— start WORKING DATA —
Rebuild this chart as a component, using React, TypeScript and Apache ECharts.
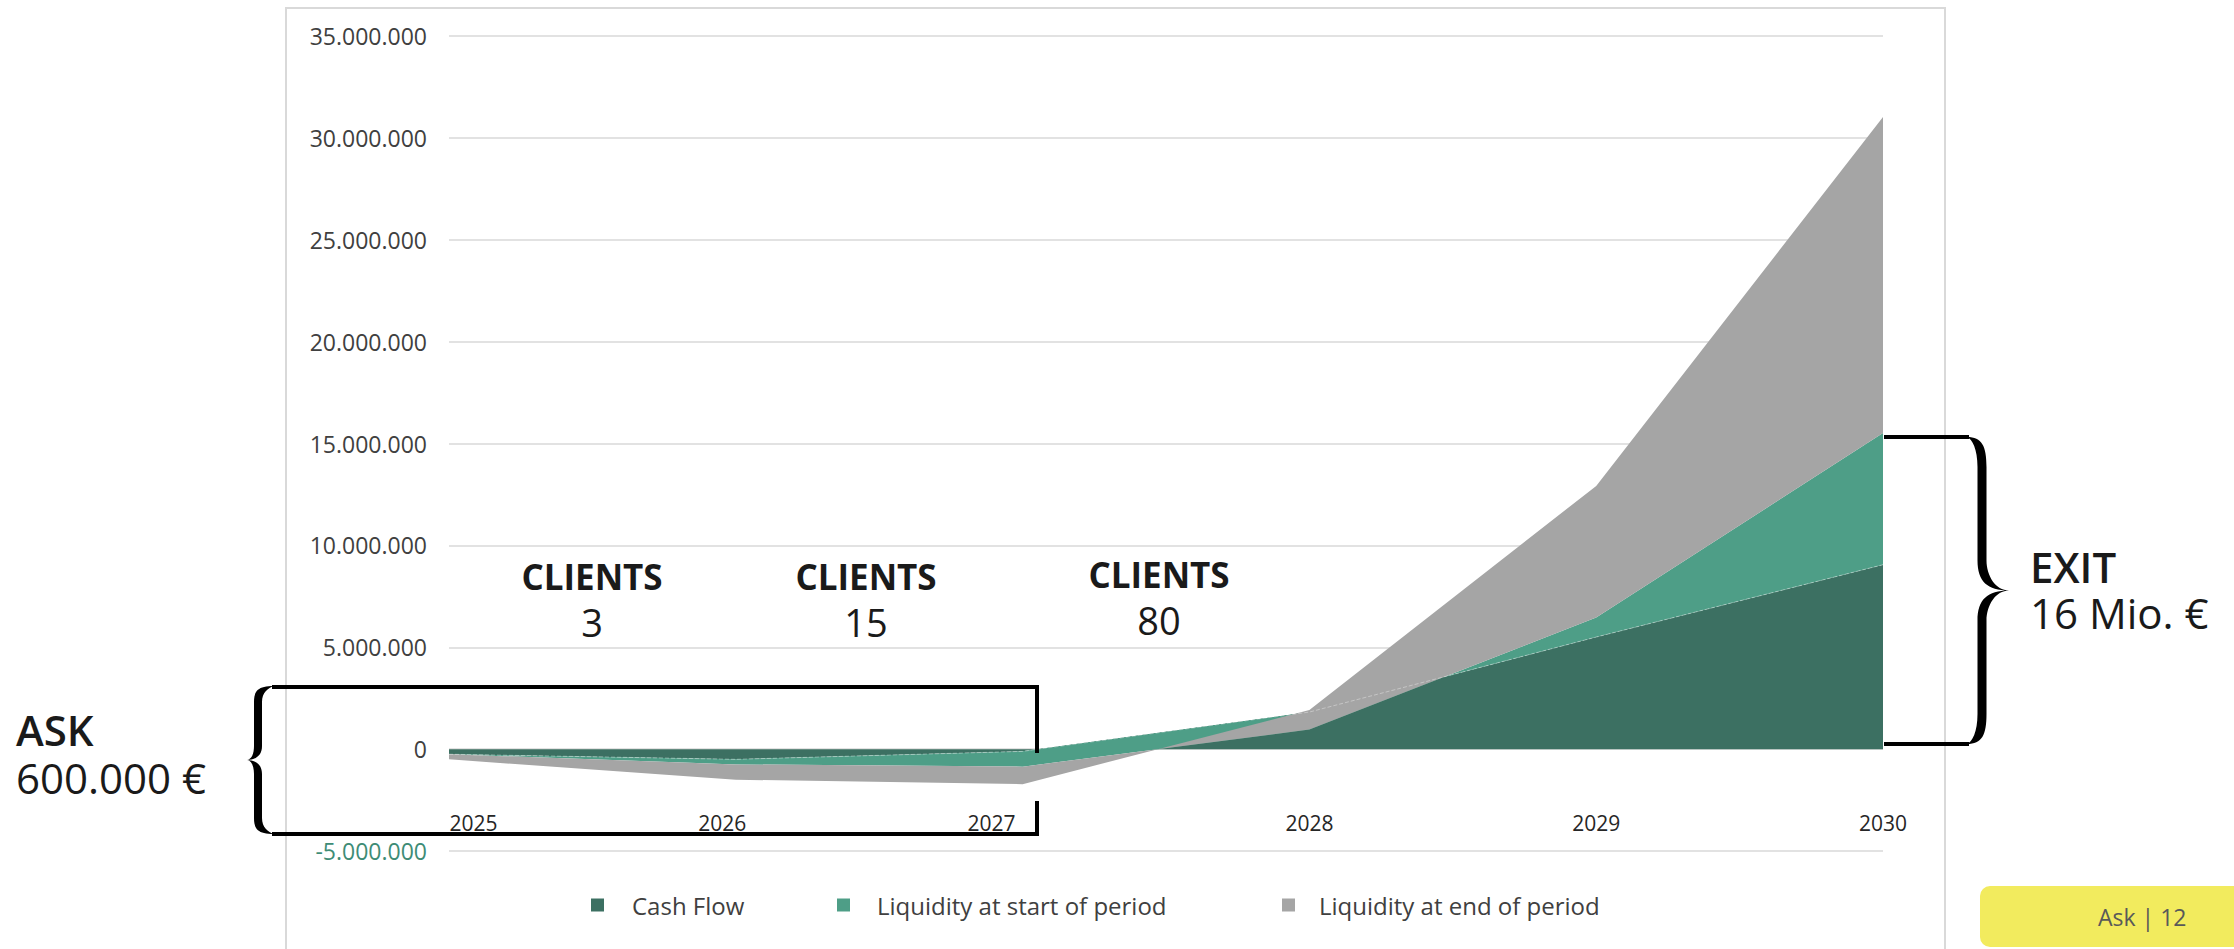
— end WORKING DATA —
— start WORKING DATA —
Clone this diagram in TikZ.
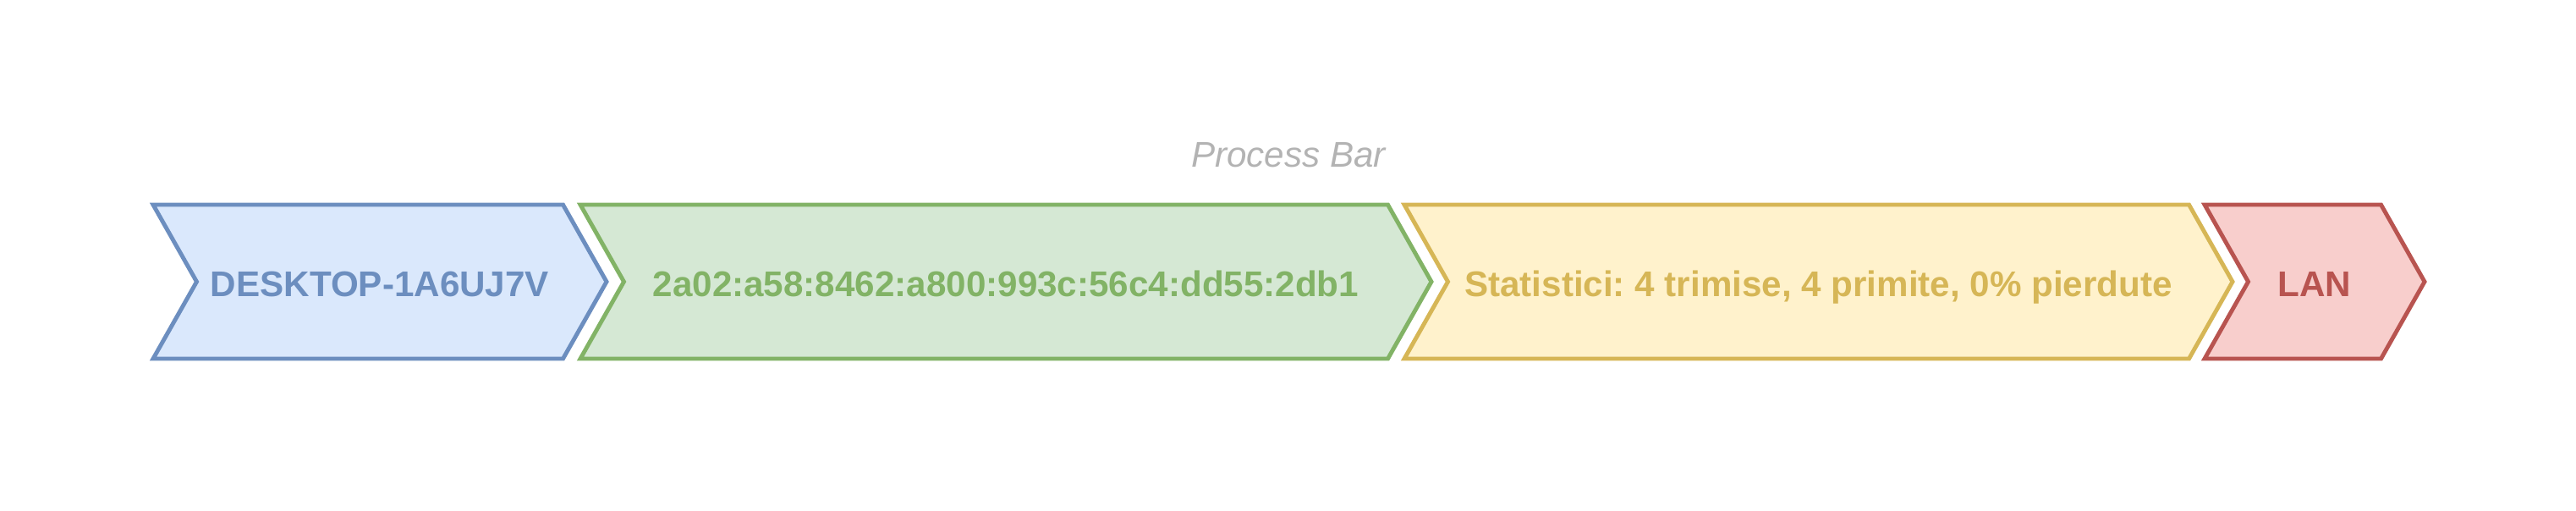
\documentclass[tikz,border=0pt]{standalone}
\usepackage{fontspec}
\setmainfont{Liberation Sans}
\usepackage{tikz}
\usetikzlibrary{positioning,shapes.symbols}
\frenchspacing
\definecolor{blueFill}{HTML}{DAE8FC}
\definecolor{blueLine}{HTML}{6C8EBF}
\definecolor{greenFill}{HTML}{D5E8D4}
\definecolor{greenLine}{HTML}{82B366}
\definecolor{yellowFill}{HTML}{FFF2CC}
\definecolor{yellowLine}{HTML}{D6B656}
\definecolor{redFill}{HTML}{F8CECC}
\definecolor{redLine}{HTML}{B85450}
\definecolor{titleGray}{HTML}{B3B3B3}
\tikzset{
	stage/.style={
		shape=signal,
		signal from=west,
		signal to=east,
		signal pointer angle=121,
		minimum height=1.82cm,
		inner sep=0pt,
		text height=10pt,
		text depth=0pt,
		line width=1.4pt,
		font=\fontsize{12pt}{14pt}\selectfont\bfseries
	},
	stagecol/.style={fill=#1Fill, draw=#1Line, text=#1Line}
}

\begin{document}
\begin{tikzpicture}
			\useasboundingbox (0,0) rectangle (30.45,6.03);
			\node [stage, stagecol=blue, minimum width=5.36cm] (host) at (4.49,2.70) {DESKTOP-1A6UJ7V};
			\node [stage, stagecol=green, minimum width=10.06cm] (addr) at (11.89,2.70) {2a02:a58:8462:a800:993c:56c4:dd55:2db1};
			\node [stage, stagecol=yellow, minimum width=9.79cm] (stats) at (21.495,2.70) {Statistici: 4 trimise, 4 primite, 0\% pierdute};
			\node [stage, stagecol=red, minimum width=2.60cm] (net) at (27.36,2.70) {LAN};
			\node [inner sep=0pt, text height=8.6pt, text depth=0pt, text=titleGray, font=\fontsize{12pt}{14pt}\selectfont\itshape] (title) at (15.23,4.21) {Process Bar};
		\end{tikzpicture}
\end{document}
— end WORKING DATA —
=== DIRECTION ===
Report each line in the data that holds the word "this".

=== FULL OUTPUT ===
Rebuild this chart as a component, using React, TypeScript and Apache ECharts.
Clone this diagram in TikZ.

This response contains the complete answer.